А вот Вам нечто свеженькое и любопытное о Некрасове. Дюма в своих записках рассказал содержание того стихотворения Некрасова, где описана история Воронцовой-Дашковой, и, должно быть, не очень ловко выразился о французе, который был в связи с графинею, да еще, может быть, сослался на Некрасова. Я сам не читал и не знаю, но знаю только, что француз этот счел себя обиженным и нарочно приехал сюда требовать у Некрасова удовлетворения. Но прежде он, кажется, хочет дать тему, как написать оправдание в "Современнике" или, может быть, в другом журнале его поступка с графиней и вызвать Некрасова тогда только, когда он откажется это сделать. Не знаю, что из этого выйдет.
Получаете ли Вы журналы? Взгляните, пожалуйста, статью Добролюбова об "Обломове": мне кажется, об обломовщине — то есть о том, что она такое, уже сказать после этого ничего нельзя. Он это, должно быть, предвидел и поспешил напечатать прежде всех. Двумя замечаниями своими он меня поразил: это проницанием того, что делается в представлении художника. Да как же он, нехудожник, — знает это? Этими искрами, местами рассеянными там и сям, он живо напомнил то, что целым пожаром горело в Белинском. После этой статьи критику остается — чтоб не повториться — или задаться порицанием, или, оставя собственно обломовщину в стороне, говорить о женщинах. Такого сочувствия и эстетического анализа я от него не ожидал, воображая его гораздо суше. Впрочем, может быть, я пристрастен к нему, потому что статья вся — очень в мою пользу. А несмотря на это, все-таки я бы желал Вашей статьи в "Атенее" или где-нибудь, потому что Вы или у Вас есть своя тонкая манера подходить к предмету, и притом Ваши статьи не имеют форменного журнального характера. Впрочем, судя по Вашей лени, а может быть и по другим причинам, это так и останется желанием, но желанием, спешу прибавить, бескорыстным, потому что на большое одобрение с Вашей стороны я бы не рассчитывал, ибо Вы были самым холодным из тех слушателей, которым я читал роман. А если желаю Вашего разбора, так только потому, что Вы скажете всегда нечто, что ускользает от другого, и, кроме того, я жадно слушаю все отзывы, какие бы они ни были, в пользу и не в пользу, потому что сам не имею еще ясного понятия о своем сочинении.

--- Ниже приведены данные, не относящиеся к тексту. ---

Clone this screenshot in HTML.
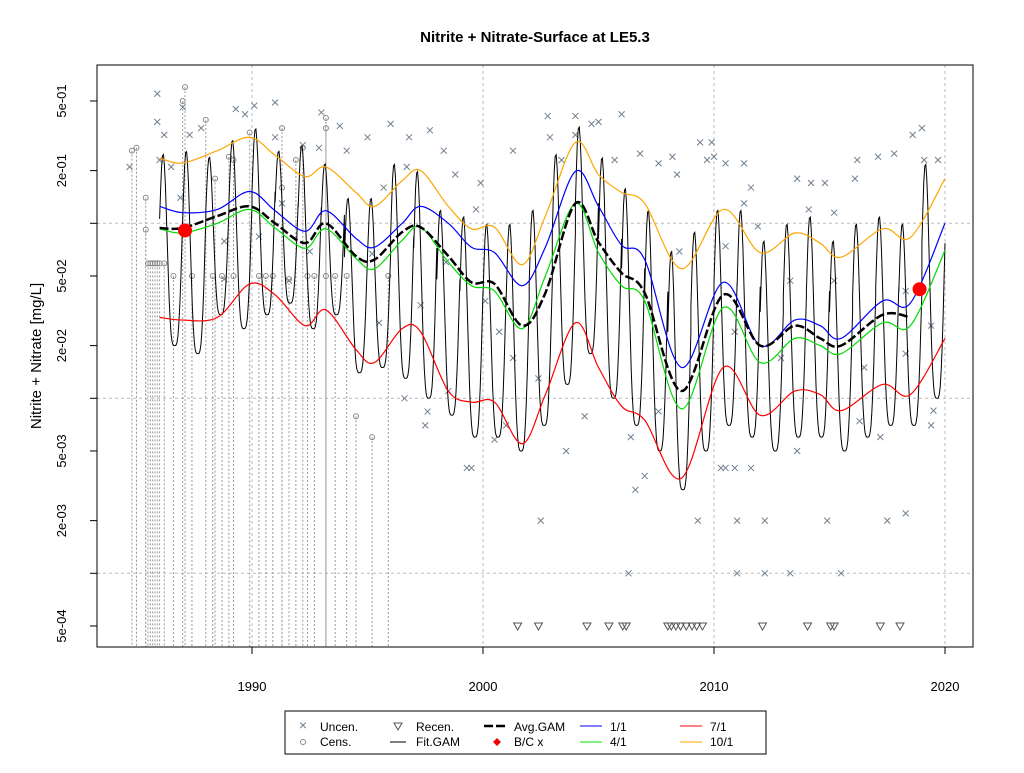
<!DOCTYPE html>
<html><head><meta charset="utf-8"><style>
body{margin:0;background:#fff}
svg text{font-family:"Liberation Sans",Arial,sans-serif}
</style></head><body>
<svg id="chart" xmlns="http://www.w3.org/2000/svg" width="1024" height="768" viewBox="0 0 1024 768">
<rect width="1024" height="768" fill="#fff"/>
<text x="535" y="42" text-anchor="middle" font-size="15" font-weight="bold">Nitrite + Nitrate-Surface at LE5.3</text>
<text transform="translate(41,356) rotate(-90)" text-anchor="middle" font-size="15">Nitrite + Nitrate [mg/L]</text>
<g id="grid"></g>
<g id="cens"></g>
<g id="unc"></g>
<g id="recen"></g>
<g id="lines"></g>
<g id="axes"></g>
<g>
<rect x="285" y="711" width="481" height="43" fill="#fff" stroke="#000"/>
<text x="303" y="730" font-size="14" fill="#708090" text-anchor="middle">×</text><text x="320" y="731" font-size="12">Uncen.</text>
<circle cx="303" cy="742" r="2.5" fill="none" stroke="#888"/><text x="320" y="746" font-size="12">Cens.</text>
<polygon points="394,723 402,723 398,730" fill="none" stroke="#555"/><text x="416" y="731" font-size="12">Recen.</text>
<line x1="390" y1="742" x2="406" y2="742" stroke="#000"/><text x="416" y="746" font-size="12">Fit.GAM</text>
<line x1="484" y1="726" x2="506" y2="726" stroke="#000" stroke-width="2.5" stroke-dasharray="9,3"/><text x="514" y="731" font-size="12">Avg.GAM</text>
<polygon points="497,738 501,742 497,746 493,742" fill="#e00"/><text x="514" y="746" font-size="12">B/C x</text>
<line x1="580" y1="726" x2="602" y2="726" stroke="#00f"/><text x="610" y="731" font-size="12">1/1</text>
<line x1="580" y1="742" x2="602" y2="742" stroke="#0d0"/><text x="610" y="746" font-size="12">4/1</text>
<line x1="680" y1="726" x2="702" y2="726" stroke="#f00"/><text x="710" y="731" font-size="12">7/1</text>
<line x1="680" y1="742" x2="702" y2="742" stroke="#ffa500"/><text x="710" y="746" font-size="12">10/1</text>
</g>
</svg>
<script>
const knotYears=[1986,1987,1988.5,1989.9,1991,1992.3,1993.2,1994.5,1995.3,1996.5,1997.3,1998.5,1999.5,2000.5,2001.7,2002.7,2004,2005,2006,2007,2008.6,2010.4,2012,2013.5,2014.6,2015.5,2017.3,2018.5,2020];
const s10=[0.236,0.221,0.26,0.31,0.245,0.185,0.21,0.15,0.125,0.175,0.2,0.125,0.093,0.095,0.058,0.11,0.29,0.19,0.15,0.13,0.055,0.12,0.068,0.088,0.077,0.064,0.093,0.083,0.18];
const s1=[0.125,0.115,0.12,0.152,0.118,0.09,0.118,0.082,0.073,0.1,0.125,0.1,0.073,0.068,0.044,0.073,0.198,0.125,0.075,0.062,0.015,0.046,0.02,0.028,0.026,0.022,0.036,0.035,0.1];
const s4=[0.093,0.088,0.1,0.12,0.094,0.072,0.093,0.063,0.055,0.08,0.095,0.06,0.044,0.041,0.025,0.05,0.13,0.068,0.044,0.036,0.0087,0.033,0.016,0.022,0.02,0.018,0.027,0.026,0.07];
const s7=[0.029,0.028,0.029,0.045,0.039,0.026,0.032,0.019,0.016,0.025,0.024,0.011,0.0095,0.0095,0.0055,0.0105,0.027,0.015,0.009,0.0075,0.0035,0.015,0.008,0.011,0.0105,0.0085,0.012,0.0105,0.022];
const avgYears=knotYears.slice(0,28);
const avg=[0.094,0.094,0.11,0.125,0.1,0.077,0.1,0.065,0.062,0.089,0.095,0.065,0.046,0.045,0.026,0.04,0.13,0.078,0.052,0.04,0.011,0.039,0.02,0.026,0.022,0.02,0.03,0.029];
const bcYears=[1987.1,2018.9];
const bcVals=[0.091,0.042];
const fitYears=[1986,1987,1988,1989,1990,1991,1992,1993,1994,1995,1996,1997,1998,1999,2000,2001,2002,2003,2004,2005,2006,2007,2008,2009,2010,2011,2012,2013,2014,2015,2016,2017,2018,2019];
const fitPeak=[0.25,0.26,0.24,0.3,0.35,0.26,0.28,0.22,0.14,0.14,0.22,0.2,0.12,0.11,0.1,0.1,0.12,0.25,0.36,0.24,0.16,0.12,0.07,0.09,0.12,0.12,0.08,0.1,0.11,0.08,0.1,0.11,0.1,0.22];
const fitTrough=[0.02,0.018,0.03,0.025,0.03,0.035,0.025,0.03,0.014,0.015,0.013,0.01,0.008,0.006,0.006,0.005,0.007,0.012,0.018,0.01,0.007,0.005,0.003,0.005,0.007,0.006,0.005,0.006,0.006,0.005,0.006,0.007,0.007,0.01];
const uncYears=[1984.7,1985.9,1985.9,1986.2,1986,1986.5,1987,1987.3,1987.8,1989.3,1989.7,1990.1,1991,1991,1992.2,1992.9,1993,1993.8,1994.1,1995,1996,1996.8,1996.7,1995.7,1997.7,1998.3,1998.8,1999.9,1998.4,1997.3,1996.6,1997.6,1997.5,1998.5,1999.3,1999.5,2000.5,2001,2002.5,2002.4,2001.3,2000.1,2000.7,2001.3,2002.8,2004,2004.7,2005,2006,2002.9,2004,2003.4,2005.7,2006.8,2007.6,2008.2,2008.4,2009.7,2010,2009.4,2009.9,2011.3,2011.6,2010.5,2013.6,2014.2,2014.8,2016.2,2016.1,2017.1,2017.8,2018.6,2019,2019.1,2019.7,2011.3,2014.1,2015.2,2008.5,2010.5,2011.9,2013.3,2015.2,2018.3,2019.4,2010.9,2012.9,2016.5,2018.3,2004.4,2006.4,2007,2007.6,2003.6,2006.6,2006.3,2009.3,2010.3,2010.5,2010.9,2011.6,2011,2011,2012.2,2012.2,2013.3,2013.6,2014.9,2015.5,2016.3,2017.5,2017.2,2018.3,2019.4,2019.5,1986.9,1988.8,1990.3,1991.3,1988.8,1991.6,1992.5,1995.2,1995.5,1999.7];
const uncVals=[0.21,0.55,0.38,0.32,0.23,0.21,0.46,0.32,0.35,0.45,0.42,0.47,0.49,0.31,0.28,0.27,0.43,0.36,0.26,0.31,0.37,0.31,0.21,0.16,0.34,0.26,0.19,0.17,0.06,0.034,0.01,0.0084,0.007,0.011,0.004,0.004,0.0058,0.007,0.002,0.013,0.017,0.036,0.024,0.26,0.41,0.41,0.37,0.38,0.42,0.31,0.32,0.23,0.23,0.25,0.22,0.24,0.19,0.23,0.24,0.29,0.29,0.22,0.16,0.22,0.18,0.17,0.17,0.23,0.18,0.24,0.25,0.32,0.35,0.23,0.23,0.13,0.12,0.115,0.069,0.074,0.096,0.047,0.047,0.041,0.026,0.024,0.017,0.015,0.018,0.0079,0.006,0.0036,0.0084,0.005,0.003,0.001,0.002,0.004,0.004,0.004,0.004,0.002,0.001,0.002,0.001,0.001,0.005,0.002,0.001,0.0074,0.002,0.006,0.0022,0.007,0.0085,0.14,0.079,0.084,0.13,0.048,0.047,0.069,0.067,0.027,0.12];
const cenYears=[1984.8,1985,1985.4,1985.4,1985.5,1985.6,1985.7,1985.8,1985.9,1986,1986.2,1987.1,1987,1988,1988.4,1989,1991.3,1991.9,1992.2,1993.2,1993.2,1989.2,1989.9,1991.3,1990.3,1988.3,1989.2,1991.6,1992.4,1993.2,1994.5,1995.2,1986.6,1987.4,1988.7,1990.6,1990.9,1992.7,1993.6,1994.1,1995.9];
const cenVals=[0.26,0.27,0.14,0.092,0.059,0.059,0.059,0.059,0.059,0.059,0.059,0.6,0.5,0.39,0.18,0.24,0.35,0.23,0.27,0.4,0.35,0.23,0.33,0.16,0.05,0.05,0.05,0.048,0.05,0.05,0.0079,0.006,0.05,0.05,0.05,0.05,0.05,0.05,0.05,0.05,0.05];
const recYears=[2001.5,2002.4,2004.5,2005.45,2006.05,2006.2,2008,2008.15,2008.35,2008.55,2008.8,2009.05,2009.25,2009.5,2012.1,2014.05,2015.05,2015.2,2017.2,2018.05];
const recVal=0.0005;
const xTicks=[1990,2000,2010,2020];
const yTickVals=[0.5,0.2,0.1,0.05,0.02,0.01,0.005,0.002,0.001,0.0005];
const yTickLabels=["5e-01","2e-01","","5e-02","2e-02","","5e-03","2e-03","","5e-04"];
const gridY=[0.1,0.01,0.001];

const L=97,R=973,T=65,B=647;
const X=yr=>252+(yr-1990)*23.1;
const Y=v=>223.3-175*Math.log10(v/0.1);
const NS='http://www.w3.org/2000/svg';
function mk(tag,attrs,parent){const e=document.createElementNS(NS,tag);for(const k in attrs)e.setAttribute(k,attrs[k]);parent.appendChild(e);return e;}
const grid=document.getElementById('grid'),axes=document.getElementById('axes');
xTicks.forEach(t=>{const l=mk('line',{x1:X(t),x2:X(t),y1:T,y2:B,stroke:'#bbb','stroke-dasharray':'3,3'},grid);});
gridY.forEach(v=>{const l=mk('line',{x1:L,x2:R,y1:Y(v),y2:Y(v),stroke:'#bbb','stroke-dasharray':'3,3'},grid);});
const fr=mk('rect',{x:L,y:T,width:R-L,height:B-T,fill:'none',stroke:'#000'},axes);

xTicks.forEach(t=>{mk('line',{x1:X(t),x2:X(t),y1:B,y2:B+7,stroke:'#000'},axes);const tx=mk('text',{x:X(t),y:691,'text-anchor':'middle','font-size':'13'},axes);tx.textContent=t;});
yTickVals.forEach((v,i)=>{mk('line',{x1:L-7,x2:L,y1:Y(v),y2:Y(v),stroke:'#000'},axes);if(yTickLabels[i]){const tx=mk('text',{transform:`translate(${L-31},${Y(v)}) rotate(-90)`,'text-anchor':'middle','font-size':'13'},axes);tx.textContent=yTickLabels[i];}});
const cg=document.getElementById('cens');
cenYears.forEach((yr,i)=>{const x=X(yr),y=Y(cenVals[i]);
const l=mk('line',{x1:x,x2:x,y1:y,y2:B,stroke:'#999','stroke-dasharray':'2,2'},cg);
const c=mk('circle',{cx:x,cy:y,r:2.5,fill:'none',stroke:'#888'},cg);});
const ug=document.getElementById('unc');
uncYears.forEach((yr,i)=>{const x=X(yr),y=Y(uncVals[i]);const p=mk('path',{d:`M${x-3},${y-3}L${x+3},${y+3}M${x-3},${y+3}L${x+3},${y-3}`,stroke:'#708090','stroke-width':'1'},ug);});
const rg=document.getElementById('recen');
recYears.forEach(yr=>{const x=X(yr),y=Y(recVal);const p=mk('polygon',{points:`${x-4},${y-3} ${x+4},${y-3} ${x},${y+4}`,fill:'none',stroke:'#555'},rg);});
function smooth(xs,vs){const P=xs.map((x,i)=>[X(x),Y(vs[i])]);let d=`M${P[0][0]},${P[0][1]}`;
for(let i=0;i<P.length-1;i++){const p0=P[i-1]||P[i],p1=P[i],p2=P[i+1],p3=P[i+2]||p2;
d+=`C${p1[0]+(p2[0]-p0[0])/6},${p1[1]+(p2[1]-p0[1])/6} ${p2[0]-(p3[0]-p1[0])/6},${p2[1]-(p3[1]-p1[1])/6} ${p2[0]},${p2[1]}`;}return d;}
const lg=document.getElementById('lines');
let fd='';fitYears.forEach((yr,i)=>{for(let k=0;k<=24;k++){const f=k/24;const t=yr+f;let w=(1+Math.cos(2*Math.PI*(f-0.15)))/2;w=Math.pow(w,1.8);
const lp=Math.log10(fitPeak[i]),lt=Math.log10(fitTrough[i]);const v=Math.pow(10,lt+(lp-lt)*w);fd+=(fd?'L':'M')+X(t).toFixed(1)+','+Y(v).toFixed(1);}});
const fp=mk('path',{d:fd,fill:'none',stroke:'#000','stroke-width':'1'},lg);
[[s7,'#f00','line-7-1'],[s4,'#0d0','line-4-1'],[s1,'#00f','line-1-1'],[s10,'#ffa500','line-10-1']].forEach(([s,c,n])=>{const p=mk('path',{d:smooth(knotYears,s),fill:'none',stroke:c,'stroke-width':'1.2'},lg);});
const ap=mk('path',{d:smooth(avgYears,avg),fill:'none',stroke:'#000','stroke-width':'2.5','stroke-dasharray':'9,3'},lg);
bcYears.forEach((yr,i)=>{const c=mk('circle',{cx:X(yr),cy:Y(bcVals[i]),r:7,fill:'#f00'},lg);});
</script>
</body></html>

Андрей Алекс[андрович] трудится над новым произведением своей музы: надстраивает 4-й этаж над своим домом.
Вот и не уписалось: недостало места проститься с Вами и пожелать Вам здоровья, а себе — свидания осенью в Петербурге. Будьте же здоровы и не забывайте искренно преданного
И. Гончарова.
Поклонитесь Кореневым, а Вам кланяются молодые Майковы, узнав, что я собираюсь к Вам писать. Я еду с ними в одной карете до Варшавы и, надеюсь, до Дрездена вместе, а там они — в Эмс, а я — если пустят — в Мариенбад, а нет, так в Виши, по совету доктора.
Вчера видел Никитенко: ему дали звезду и ленту через плечо, но — honny soit qui mal y pense — от министерства, а не из известного комитета. Министр уехал, действует за него Муханов: не знаю, что будет.